Pasar Pagi Samarinda (3)

Sementara itu, hilir mudik para pembeli berhimpit berdesakan di sela-sela lapak yang lebar jalannya hanya 1 meter saja.

Tunggu dulu, ini masih belum sesak, masih belum sempit, sebab di tengah-tengah lapak tersebut ada pangkalan ojek. Aduh, jadilah kadang sepeda mortor-sepeda motor tersebut berjalan diantara sesaknya pembeli.

Coba bayangkan deh. Pusing kan? Baru bayangkan saja sudah pusing, bagaimana lagi merasakan langsung!

Suasana kian pusing, mana kala akibat lalu-lalang sepeda motor ini, seorang inang-inang (sebutan pedagang wanita Batak) paruh baya berteriak, ”Hei, kau kalau parkir sana jauh-jauh. Habislah dagangan saya nanti tak mau dibeli orang,” hardiknya kepada seorang pengendara sepeda motor yang parkir di dekatnya.
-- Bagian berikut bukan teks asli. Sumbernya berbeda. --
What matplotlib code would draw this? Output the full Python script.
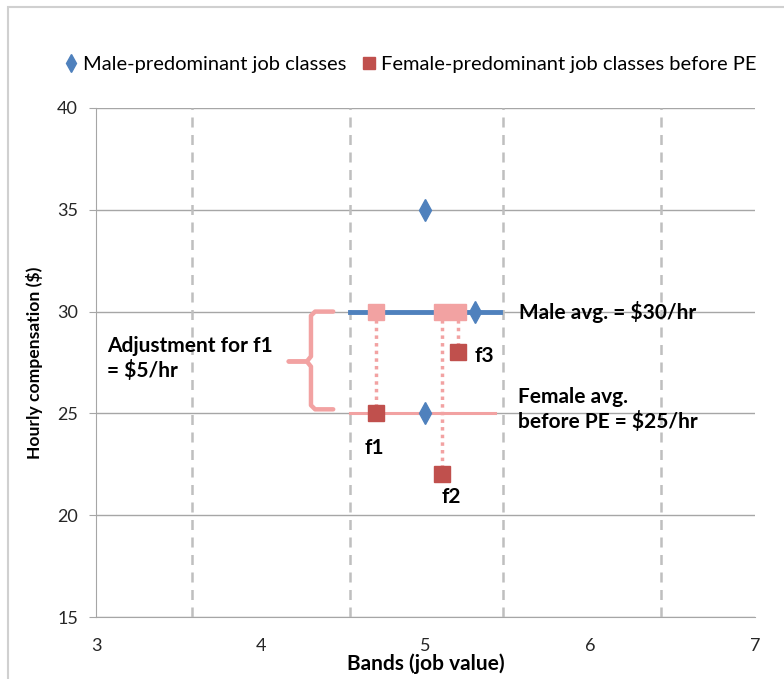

Saya perhatikan, inang inang ini memang gagah. wajahnya lonjong, badannya tinggi kekar, kulitnya hitam, sehitam rambut panjangnya ditutup topi pet warna biru tua yang mulai kumal. Bercelana bluejins ketat, memakai t shirt yang dibalut sweater woll belang-belang putih hitam.

Namun, wajah galak si inang tak membuat pengendara motor keder. Lelaki Jawa yang memiliki kumis tebal ini cuek saja, sehingg si inang kian murka. ”Kau kalau dikasih dibilangin tak ngerti juga rupanya. Nanti saya lempar baru rasa kau!” lengkingnya.
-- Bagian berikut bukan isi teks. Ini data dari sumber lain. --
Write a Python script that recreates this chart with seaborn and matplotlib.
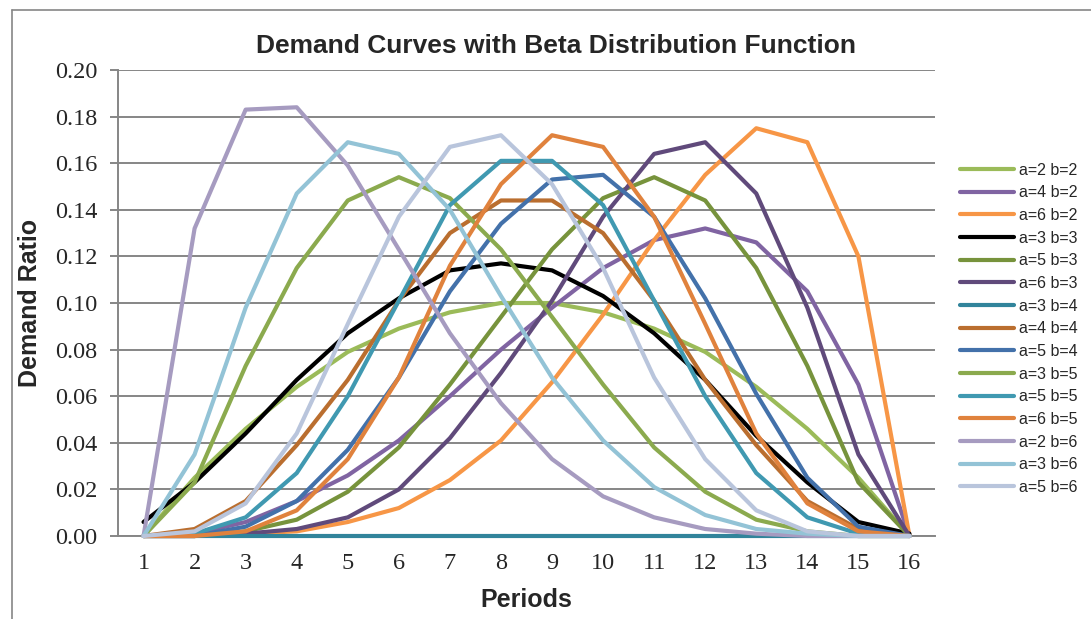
import numpy as np
import pandas as pd
import matplotlib
matplotlib.use('Agg')
import matplotlib.pyplot as plt
import seaborn as sns
from matplotlib.lines import Line2D

periods = list(range(1, 17))

# demand ratio per period
a2_b2 = [0, 0.025, 0.046, 0.064, 0.079, 0.089, 0.096, 0.100, 0.100, 0.096, 0.089, 0.079, 0.064, 0.046, 0.025, 0]
a4_b2 = [0, 0.001, 0.006, 0.015, 0.026, 0.041, 0.060, 0.080, 0.098, 0.115, 0.127, 0.132, 0.126, 0.105, 0.065, 0]
a6_b2 = [0, 0.000, 0.001, 0.002, 0.006, 0.012, 0.024, 0.041, 0.066, 0.095, 0.127, 0.155, 0.175, 0.169, 0.120, 0]
a3_b3 = [0.006, 0.023, 0.044, 0.067, 0.087, 0.102, 0.114, 0.117, 0.114, 0.103, 0.087, 0.067, 0.043, 0.023, 0.006, 0.001]
a5_b3 = [0, 0.000, 0.002, 0.007, 0.019, 0.038, 0.065, 0.094, 0.123, 0.145, 0.154, 0.144, 0.115, 0.073, 0.023, 0]
a6_b3 = [0, 0.000, 0.001, 0.003, 0.008, 0.020, 0.042, 0.070, 0.101, 0.137, 0.164, 0.169, 0.147, 0.098, 0.035, 0]
a3_b4 = [0, 0, 0, 0, 0, 0, 0, 0, 0, 0, 0, 0, 0, 0, 0, 0]
a4_b4 = [0, 0.003, 0.015, 0.039, 0.067, 0.101, 0.130, 0.144, 0.144, 0.130, 0.101, 0.067, 0.039, 0.015, 0.003, 0]
a5_b4 = [0, 0.000, 0.004, 0.015, 0.037, 0.068, 0.105, 0.134, 0.153, 0.155, 0.137, 0.102, 0.061, 0.025, 0.004, 0]
a3_b5 = [0, 0.023, 0.073, 0.115, 0.144, 0.154, 0.145, 0.123, 0.094, 0.065, 0.038, 0.019, 0.007, 0.002, 0.000, 0]
a5_b5 = [0, 0.001, 0.008, 0.027, 0.060, 0.101, 0.142, 0.161, 0.161, 0.142, 0.101, 0.060, 0.027, 0.008, 0.001, 0]
a6_b5 = [0, 0.000, 0.002, 0.011, 0.033, 0.068, 0.116, 0.151, 0.172, 0.167, 0.137, 0.091, 0.044, 0.014, 0.002, 0]
a2_b6 = [0, 0.132, 0.183, 0.184, 0.159, 0.123, 0.087, 0.057, 0.033, 0.017, 0.008, 0.003, 0.001, 0.000, 0.000, 0]
a3_b6 = [0, 0.035, 0.098, 0.147, 0.169, 0.164, 0.140, 0.103, 0.068, 0.041, 0.021, 0.009, 0.003, 0.001, 0.000, 0]
a5_b6 = [0, 0.002, 0.014, 0.044, 0.091, 0.137, 0.167, 0.172, 0.151, 0.115, 0.068, 0.033, 0.011, 0.002, 0.000, 0]

series_names = ['a=2 b=2', 'a=4 b=2', 'a=6 b=2', 'a=3 b=3', 'a=5 b=3', 'a=6 b=3', 'a=3 b=4',
                'a=4 b=4', 'a=5 b=4', 'a=3 b=5', 'a=5 b=5', 'a=6 b=5', 'a=2 b=6', 'a=3 b=6', 'a=5 b=6']
series_values = [a2_b2, a4_b2, a6_b2, a3_b3, a5_b3, a6_b3, a3_b4,
                 a4_b4, a5_b4, a3_b5, a5_b5, a6_b5, a2_b6, a3_b6, a5_b6]
series_colors = ['#9BBB59', '#8064A2', '#F79646', '#000000', '#77933C', '#604A7B', '#31849B',
                 '#BA6E2F', '#4371AA', '#8BAA4E', '#4099B1', '#E0823D', '#A69BC0', '#93C3D6', '#B9C5DC']

W, H = 1091, 619
GRID = '#868686'

sns.set_style('white')
plt.rcParams['font.family'] = ['Liberation Sans', 'DejaVu Sans']

rows = []
for name, vals in zip(series_names, series_values):
    for p, v in zip(periods, vals):
        rows.append({'Period': p, 'Demand': v, 'Series': name})
df = pd.DataFrame(rows)

fig, ax = plt.subplots(figsize=(W / 100, H / 100), dpi=100)
fig.subplots_adjust(left=118 / W, right=935 / W, top=1 - 70 / H, bottom=1 - 536 / H)

sns.lineplot(data=df, x='Period', y='Demand', hue='Series', hue_order=series_names,
             palette=dict(zip(series_names, series_colors)), linewidth=3.0,
             errorbar=None, ax=ax, zorder=3)
for line in ax.lines:
    line.set_clip_on(False)
    line.set_solid_joinstyle('round')

# axes
ax.set_xlim(0.5, 16.5)
ax.set_ylim(0, 0.2)
ax.set_xticks(periods, labels=[str(p) for p in periods],
              fontfamily='Liberation Serif', fontsize=17.5)
yt = [0, 0.02, 0.04, 0.06, 0.08, 0.10, 0.12, 0.14, 0.16, 0.18, 0.20]
ax.set_yticks(yt, labels=[f'{v:.2f}' for v in yt],
              fontfamily='Liberation Serif', fontsize=17.5)
ax.yaxis.grid(True, color=GRID, linewidth=1.4)
ax.xaxis.grid(False)
ax.set_axisbelow(True)
ax.tick_params(axis='y', left=True, length=6, width=1.4, color=GRID, pad=9)
ax.tick_params(axis='x', bottom=False, length=0, pad=12)
for side in ['top', 'right']:
    ax.spines[side].set_visible(False)
ax.spines['left'].set_color(GRID)
ax.spines['left'].set_linewidth(1.4)
ax.spines['bottom'].set_color(GRID)
ax.spines['bottom'].set_linewidth(1.4)

ax.set_xlabel('Periods', fontsize=18, fontweight='bold')
ax.set_ylabel('Demand Ratio', fontsize=18, fontweight='bold')
ax.xaxis.set_label_coords(0.5, -(600 - 536) / 466)
ax.xaxis.label.set_va('center')
ax.yaxis.set_label_coords(-(118 - 30) / 817, 0.5)
ax.yaxis.label.set_va('center')

fig.text(556 / W, 1 - 46 / H, 'Demand Curves with Beta Distribution Function',
         ha='center', va='center', fontsize=19, fontweight='bold')

# legend
old = ax.get_legend()
handles = old.legend_handles
labels = [t.get_text() for t in old.get_texts()]
old.remove()
for h in handles:
    h.set_linewidth(3.0)
ax.legend(handles, labels, loc='center left', bbox_to_anchor=(960 / W, 1 - 328.7 / H),
          bbox_transform=fig.transFigure, frameon=False, fontsize=11.5,
          handlelength=3.4, handletextpad=0.3, labelspacing=0.48,
          borderpad=0, borderaxespad=0)

# chart area border (cut off at right and bottom)
fig.add_artist(Line2D([12 / W, 12 / W], [0, 1 - 10 / H], transform=fig.transFigure, color=GRID, lw=1.2))
fig.add_artist(Line2D([12 / W, 1], [1 - 10 / H, 1 - 10 / H], transform=fig.transFigure, color=GRID, lw=1.2))

fig.savefig('out.png', dpi=100)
”Sebhentar!” balas si pengendara sekenanya, medok sekali aksen Jawanya. Lalu dia ngeloyor begitu saja meninggalkan sepeda motornya ke dalam pasar. Oh, rupanya dia pengojek yang tengah menjemput langganan.

”Ah... Kau sebentar sebentar, lama juga kereta (beginilah sebutan orang medan untuk sepeda motor) kau parkir di sini!” teriaknya, menahan dongkol.

Suasana di pasar ikan tak kalah ”seramnya”. Teriakan-teriakan pedagang, ”Ayo-ayo benggol sepuluh ribu!” atau ”Ayo-ayo sotong murah-sotong murah!” berbaur dengan suara-suara pembeli menawar ikan.

Tak hanya itu, suasananya pengap, bau amis ikan bercampur dan ketiak manusia menjadi satu. Belum lagi sesaknya pembeli yang berebut memilih dan mengincar ikan murah.